LeetCode: 560. Subarray Sum Equals K

2026-03-12

Use prefix sums and a hash map of prefix-sum frequencies to count, in O(N) time, how many subarrays sum to k.

560. Subarray Sum Equals K

560. Subarray Sum Equals K

Summary

Given an integer array nums and an integer k, return the total number of subarrays whose sum equals k.

A subarray is a contiguous non-empty sequence of elements within an array.

Constraints:

  • 1 <= nums.length <= 2 * 10^4
  • -1000 <= nums[i] <= 1000
  • -10^7 <= k <= 10^7

Approach

Use a running prefix sum and store how many times each prefix sum has appeared.

If the current prefix sum is total, then any earlier prefix sum equal to total - k forms a subarray whose sum is k.

So for each position:

  1. Add the current number to total.
  2. Check how many times total - k has already appeared.
  3. Add that count to the answer.
  4. Record the new total in the map.

This works because:

  • prefix_sum[j] - prefix_sum[i] = k
  • Therefore, prefix_sum[i] = prefix_sum[j] - k

Function

Initialization:

  • mem = {0: 1}
  • total = 0
  • ans = 0

For each number n in nums:

  • total += n
  • If total - k is in mem, add mem[total - k] to ans
  • Increment mem[total]

Example 1: Input: nums = [1,1,1], k = 2 Output: 2

  1. Read 1: total = 1, total - k = -1 is not in mem.
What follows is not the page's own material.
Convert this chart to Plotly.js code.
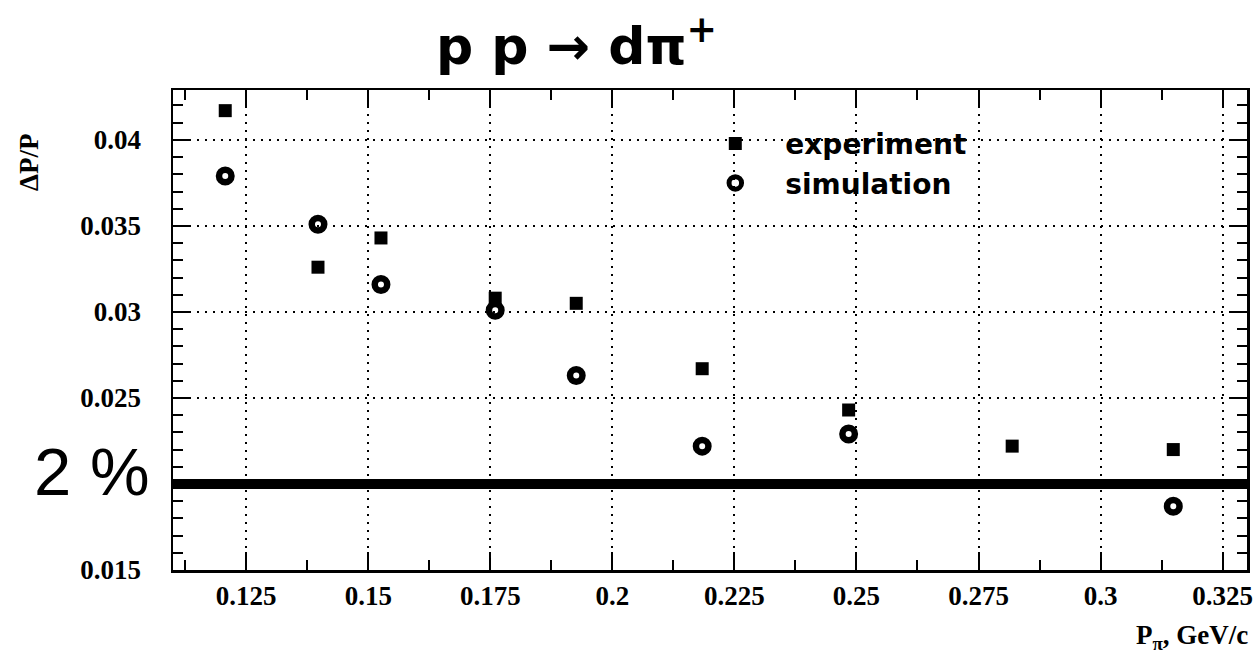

Update mem to {0: 1, 1: 1}, ans = 0
  2. Read 1: total = 2, total - k = 0 is in mem. Add 1, so ans = 1. Update mem to {0: 1, 1: 1, 2: 1}
  3. Read 1: total = 3, total - k = 1 is in mem. Add 1, so ans = 2. Update mem to {0: 1, 1: 1, 2: 1, 3: 1}

The output is 2.

Example 2: Input: nums = [1, -1, 1], k = 1 Output: 3

  1. Read 1: total = 1, total - k = 0 is in mem. Add 1, so ans = 1. Update mem to {0: 1, 1: 1}
  2. Read -1: total = 0, total - k = -1 is not in mem. Update mem to {0: 2, 1: 1}, ans = 1
  3. Read 1: total = 1, total - k = 0 is in mem twice. Add 2, so ans = 3. Update mem to {0: 2, 1: 2}

The output is 3.

Example 3: Input: nums = [1,2,3], k = 3 Output: 2

  1. Read 1: total = 1, total - k = -2 is not in mem. Update mem to {0: 1, 1: 1}, ans = 0
  2. Read 2: total = 3, total - k = 0 is in mem. Add 1, so ans = 1. Update mem to {0: 1, 1: 1, 3: 1}
  3. Read 3: total = 6, total - k = 3 is in mem. Add 1, so ans = 2. Update mem to {0: 1, 1: 1, 3: 1, 6: 1}

The output is 2.

Complexity

Time complexity: O(N), where N is the length of the array. Space complexity: O(N) for the hash map of prefix-sum counts.